>> begin Data shown
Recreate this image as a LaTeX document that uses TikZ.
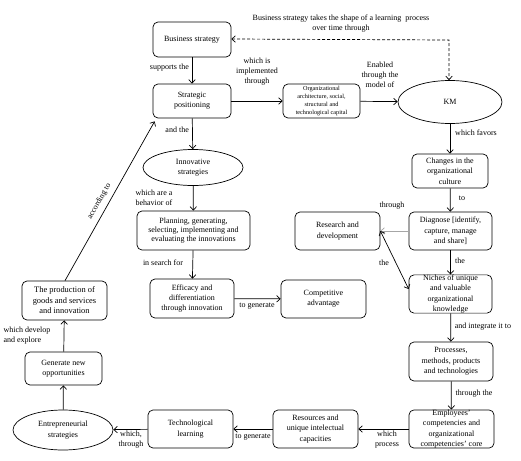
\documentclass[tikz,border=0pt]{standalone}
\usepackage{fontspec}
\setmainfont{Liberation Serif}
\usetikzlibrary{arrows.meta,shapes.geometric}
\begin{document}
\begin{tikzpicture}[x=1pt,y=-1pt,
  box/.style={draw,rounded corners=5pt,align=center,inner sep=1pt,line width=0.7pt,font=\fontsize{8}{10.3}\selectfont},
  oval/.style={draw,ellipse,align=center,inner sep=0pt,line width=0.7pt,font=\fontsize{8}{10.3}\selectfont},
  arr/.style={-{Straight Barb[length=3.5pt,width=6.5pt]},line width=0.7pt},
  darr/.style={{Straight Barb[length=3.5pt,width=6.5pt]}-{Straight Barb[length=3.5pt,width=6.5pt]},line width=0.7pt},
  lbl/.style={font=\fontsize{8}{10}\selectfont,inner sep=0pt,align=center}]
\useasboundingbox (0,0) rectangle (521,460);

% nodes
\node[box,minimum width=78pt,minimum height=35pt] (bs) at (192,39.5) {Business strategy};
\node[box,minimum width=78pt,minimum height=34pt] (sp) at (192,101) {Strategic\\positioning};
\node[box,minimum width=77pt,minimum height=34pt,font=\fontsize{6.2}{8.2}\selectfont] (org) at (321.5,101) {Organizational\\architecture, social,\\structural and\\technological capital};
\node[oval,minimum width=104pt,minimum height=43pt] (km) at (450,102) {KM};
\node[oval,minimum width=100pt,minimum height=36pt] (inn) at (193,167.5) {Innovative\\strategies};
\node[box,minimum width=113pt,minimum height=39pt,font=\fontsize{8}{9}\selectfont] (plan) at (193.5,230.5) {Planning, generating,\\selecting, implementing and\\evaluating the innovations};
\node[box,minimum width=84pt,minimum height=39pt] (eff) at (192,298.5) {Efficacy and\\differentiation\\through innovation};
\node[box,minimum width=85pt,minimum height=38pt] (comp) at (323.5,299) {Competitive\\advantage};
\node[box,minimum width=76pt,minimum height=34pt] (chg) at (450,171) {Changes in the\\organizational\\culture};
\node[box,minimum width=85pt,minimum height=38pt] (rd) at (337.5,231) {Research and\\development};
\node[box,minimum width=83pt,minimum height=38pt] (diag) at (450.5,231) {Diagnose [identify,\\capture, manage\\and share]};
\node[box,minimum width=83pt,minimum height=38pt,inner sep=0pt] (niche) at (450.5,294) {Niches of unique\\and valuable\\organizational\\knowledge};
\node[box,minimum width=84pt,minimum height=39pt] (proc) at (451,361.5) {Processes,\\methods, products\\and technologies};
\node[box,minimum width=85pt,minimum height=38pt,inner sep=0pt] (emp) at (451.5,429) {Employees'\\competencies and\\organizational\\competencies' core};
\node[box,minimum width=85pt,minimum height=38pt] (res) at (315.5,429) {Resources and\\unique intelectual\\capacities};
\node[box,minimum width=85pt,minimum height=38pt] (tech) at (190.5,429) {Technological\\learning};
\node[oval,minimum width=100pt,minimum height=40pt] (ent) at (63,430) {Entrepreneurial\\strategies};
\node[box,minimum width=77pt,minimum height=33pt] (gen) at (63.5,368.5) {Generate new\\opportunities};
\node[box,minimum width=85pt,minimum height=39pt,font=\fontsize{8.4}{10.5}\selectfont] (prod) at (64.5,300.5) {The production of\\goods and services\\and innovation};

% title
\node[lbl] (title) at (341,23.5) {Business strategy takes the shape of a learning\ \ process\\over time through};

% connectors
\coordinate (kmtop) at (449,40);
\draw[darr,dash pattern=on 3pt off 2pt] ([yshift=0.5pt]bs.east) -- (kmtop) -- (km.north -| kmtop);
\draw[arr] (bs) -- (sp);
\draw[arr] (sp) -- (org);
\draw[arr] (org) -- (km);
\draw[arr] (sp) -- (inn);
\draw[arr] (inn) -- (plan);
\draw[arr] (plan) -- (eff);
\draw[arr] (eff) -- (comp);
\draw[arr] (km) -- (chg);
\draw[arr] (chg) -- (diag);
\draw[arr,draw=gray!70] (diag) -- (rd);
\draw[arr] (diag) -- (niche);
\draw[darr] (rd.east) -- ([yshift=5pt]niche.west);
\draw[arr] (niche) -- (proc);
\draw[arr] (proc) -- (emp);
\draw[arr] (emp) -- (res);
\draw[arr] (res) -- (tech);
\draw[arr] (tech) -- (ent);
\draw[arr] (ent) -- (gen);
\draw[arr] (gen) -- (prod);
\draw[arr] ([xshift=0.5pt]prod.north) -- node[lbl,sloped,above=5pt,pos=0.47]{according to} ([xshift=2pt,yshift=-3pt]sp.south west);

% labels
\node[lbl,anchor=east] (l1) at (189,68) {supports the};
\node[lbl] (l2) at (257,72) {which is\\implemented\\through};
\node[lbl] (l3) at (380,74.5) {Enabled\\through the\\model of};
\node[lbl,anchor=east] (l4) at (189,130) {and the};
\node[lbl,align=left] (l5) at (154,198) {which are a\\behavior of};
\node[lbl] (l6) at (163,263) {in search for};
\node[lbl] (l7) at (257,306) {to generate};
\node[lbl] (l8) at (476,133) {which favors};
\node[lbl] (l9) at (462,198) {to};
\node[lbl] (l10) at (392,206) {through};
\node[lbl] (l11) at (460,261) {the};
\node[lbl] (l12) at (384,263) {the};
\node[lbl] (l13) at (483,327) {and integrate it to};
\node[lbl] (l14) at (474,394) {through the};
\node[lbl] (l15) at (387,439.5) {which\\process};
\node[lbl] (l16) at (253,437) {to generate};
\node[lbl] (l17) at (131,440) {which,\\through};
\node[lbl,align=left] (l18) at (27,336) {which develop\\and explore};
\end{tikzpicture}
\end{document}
>> end Data shown
Give again exactly the lines running from the beginning of the material above through the line that contains "(0,0) rectangle (521,460);", and leave out every picture.

▶ [Task output]
Recreate this image as a LaTeX document that uses TikZ.
\documentclass[tikz,border=0pt]{standalone}
\usepackage{fontspec}
\setmainfont{Liberation Serif}
\usetikzlibrary{arrows.meta,shapes.geometric}
\begin{document}
\begin{tikzpicture}[x=1pt,y=-1pt,
  box/.style={draw,rounded corners=5pt,align=center,inner sep=1pt,line width=0.7pt,font=\fontsize{8}{10.3}\selectfont},
  oval/.style={draw,ellipse,align=center,inner sep=0pt,line width=0.7pt,font=\fontsize{8}{10.3}\selectfont},
  arr/.style={-{Straight Barb[length=3.5pt,width=6.5pt]},line width=0.7pt},
  darr/.style={{Straight Barb[length=3.5pt,width=6.5pt]}-{Straight Barb[length=3.5pt,width=6.5pt]},line width=0.7pt},
  lbl/.style={font=\fontsize{8}{10}\selectfont,inner sep=0pt,align=center}]
\useasboundingbox (0,0) rectangle (521,460);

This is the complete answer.